Exercise: Pull each line holding the word "that" from the data.

____ Excerpted data

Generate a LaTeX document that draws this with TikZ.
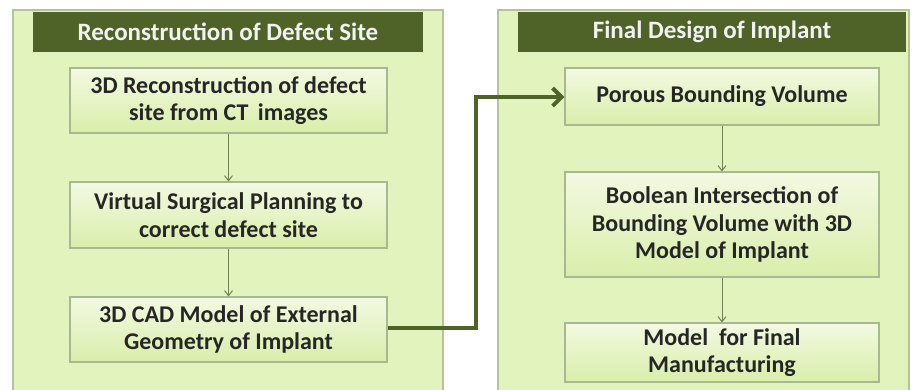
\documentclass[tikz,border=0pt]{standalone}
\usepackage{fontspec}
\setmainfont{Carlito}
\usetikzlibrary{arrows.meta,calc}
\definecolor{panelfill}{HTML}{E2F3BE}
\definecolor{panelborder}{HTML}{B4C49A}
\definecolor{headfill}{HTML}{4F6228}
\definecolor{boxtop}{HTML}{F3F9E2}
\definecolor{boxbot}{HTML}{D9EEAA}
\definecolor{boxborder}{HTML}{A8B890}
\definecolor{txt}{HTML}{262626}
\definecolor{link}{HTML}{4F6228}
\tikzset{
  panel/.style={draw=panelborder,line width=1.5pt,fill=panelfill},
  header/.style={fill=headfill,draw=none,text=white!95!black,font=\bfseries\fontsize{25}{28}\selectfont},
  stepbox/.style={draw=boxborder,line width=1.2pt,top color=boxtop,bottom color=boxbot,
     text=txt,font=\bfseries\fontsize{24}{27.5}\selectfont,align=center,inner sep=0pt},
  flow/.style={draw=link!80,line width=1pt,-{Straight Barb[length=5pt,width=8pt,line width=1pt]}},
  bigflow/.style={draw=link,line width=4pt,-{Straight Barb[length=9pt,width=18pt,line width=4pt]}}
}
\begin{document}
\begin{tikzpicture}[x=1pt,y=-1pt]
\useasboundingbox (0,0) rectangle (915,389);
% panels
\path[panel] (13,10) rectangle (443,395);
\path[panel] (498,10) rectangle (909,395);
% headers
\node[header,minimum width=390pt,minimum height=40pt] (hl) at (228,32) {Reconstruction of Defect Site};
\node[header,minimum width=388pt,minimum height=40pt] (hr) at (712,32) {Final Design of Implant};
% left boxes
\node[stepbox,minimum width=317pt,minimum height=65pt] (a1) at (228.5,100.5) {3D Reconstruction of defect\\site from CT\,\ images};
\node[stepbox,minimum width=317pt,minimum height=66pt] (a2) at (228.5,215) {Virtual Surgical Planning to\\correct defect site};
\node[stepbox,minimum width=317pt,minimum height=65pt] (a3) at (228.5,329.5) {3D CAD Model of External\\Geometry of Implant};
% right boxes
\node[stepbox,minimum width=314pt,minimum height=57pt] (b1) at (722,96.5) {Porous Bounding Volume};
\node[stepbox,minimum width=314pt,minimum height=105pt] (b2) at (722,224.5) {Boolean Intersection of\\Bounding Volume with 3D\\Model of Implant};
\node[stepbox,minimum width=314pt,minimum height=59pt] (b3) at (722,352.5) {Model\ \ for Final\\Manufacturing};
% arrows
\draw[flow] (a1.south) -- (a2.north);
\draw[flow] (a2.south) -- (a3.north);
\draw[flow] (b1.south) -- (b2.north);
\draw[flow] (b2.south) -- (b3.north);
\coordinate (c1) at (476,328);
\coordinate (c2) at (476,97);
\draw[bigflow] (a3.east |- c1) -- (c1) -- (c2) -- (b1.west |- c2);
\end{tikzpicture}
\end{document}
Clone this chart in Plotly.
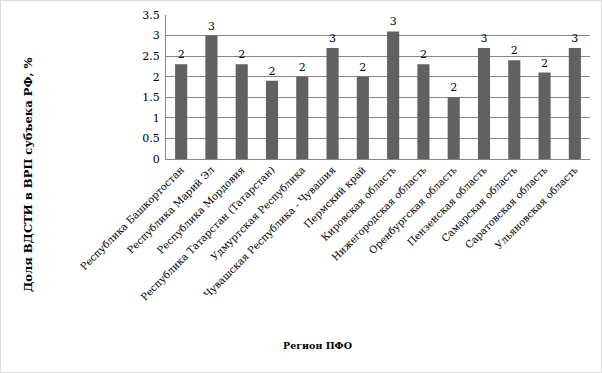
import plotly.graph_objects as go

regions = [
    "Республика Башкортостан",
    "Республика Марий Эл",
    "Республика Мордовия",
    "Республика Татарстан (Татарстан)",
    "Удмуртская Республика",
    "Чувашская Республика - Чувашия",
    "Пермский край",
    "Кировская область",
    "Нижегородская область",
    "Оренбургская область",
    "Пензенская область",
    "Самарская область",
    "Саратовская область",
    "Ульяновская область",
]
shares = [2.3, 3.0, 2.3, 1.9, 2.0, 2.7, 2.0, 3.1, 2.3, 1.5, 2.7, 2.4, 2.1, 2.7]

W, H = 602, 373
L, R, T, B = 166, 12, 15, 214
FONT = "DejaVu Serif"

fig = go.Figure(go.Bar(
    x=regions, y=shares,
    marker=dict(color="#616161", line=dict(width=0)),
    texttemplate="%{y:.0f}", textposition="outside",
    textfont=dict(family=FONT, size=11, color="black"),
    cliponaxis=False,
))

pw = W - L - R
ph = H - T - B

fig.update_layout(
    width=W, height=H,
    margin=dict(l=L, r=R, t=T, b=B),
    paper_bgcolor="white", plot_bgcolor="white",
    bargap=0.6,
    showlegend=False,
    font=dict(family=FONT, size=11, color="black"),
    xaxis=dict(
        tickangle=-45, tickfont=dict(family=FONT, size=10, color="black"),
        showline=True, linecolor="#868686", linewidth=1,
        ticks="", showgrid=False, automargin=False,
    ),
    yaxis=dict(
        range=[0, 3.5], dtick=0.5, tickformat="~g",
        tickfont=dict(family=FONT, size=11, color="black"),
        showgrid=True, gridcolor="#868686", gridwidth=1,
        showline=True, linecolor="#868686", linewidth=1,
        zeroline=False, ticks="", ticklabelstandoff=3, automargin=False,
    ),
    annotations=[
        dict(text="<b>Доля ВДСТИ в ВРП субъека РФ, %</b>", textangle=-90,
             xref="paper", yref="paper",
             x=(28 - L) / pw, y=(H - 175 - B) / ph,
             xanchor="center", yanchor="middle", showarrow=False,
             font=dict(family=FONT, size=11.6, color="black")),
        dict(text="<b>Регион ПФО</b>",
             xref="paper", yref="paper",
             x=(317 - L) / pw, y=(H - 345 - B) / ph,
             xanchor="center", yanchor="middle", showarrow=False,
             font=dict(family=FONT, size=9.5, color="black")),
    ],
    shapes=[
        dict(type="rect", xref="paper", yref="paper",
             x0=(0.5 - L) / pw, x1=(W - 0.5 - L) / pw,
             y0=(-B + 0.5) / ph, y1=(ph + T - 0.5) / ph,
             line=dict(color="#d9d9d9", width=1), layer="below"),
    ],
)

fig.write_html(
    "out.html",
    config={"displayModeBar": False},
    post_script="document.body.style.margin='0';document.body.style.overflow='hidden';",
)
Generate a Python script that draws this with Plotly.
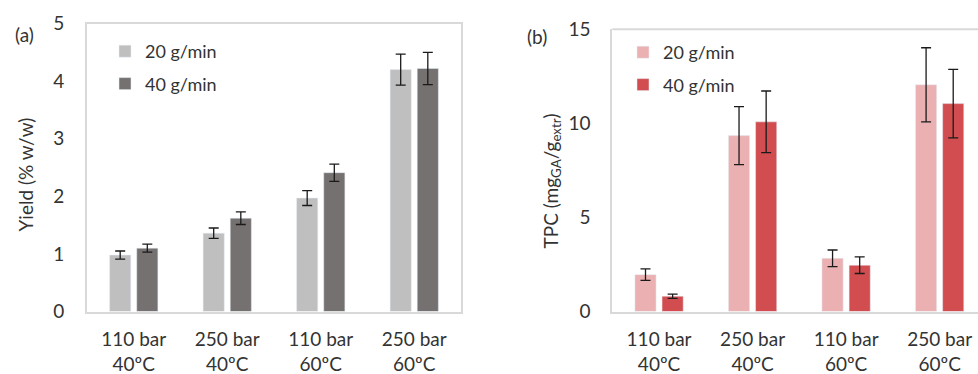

________

Solution to this task:
Generate a LaTeX document that draws this with TikZ.
Generate a Python script that draws this with Plotly.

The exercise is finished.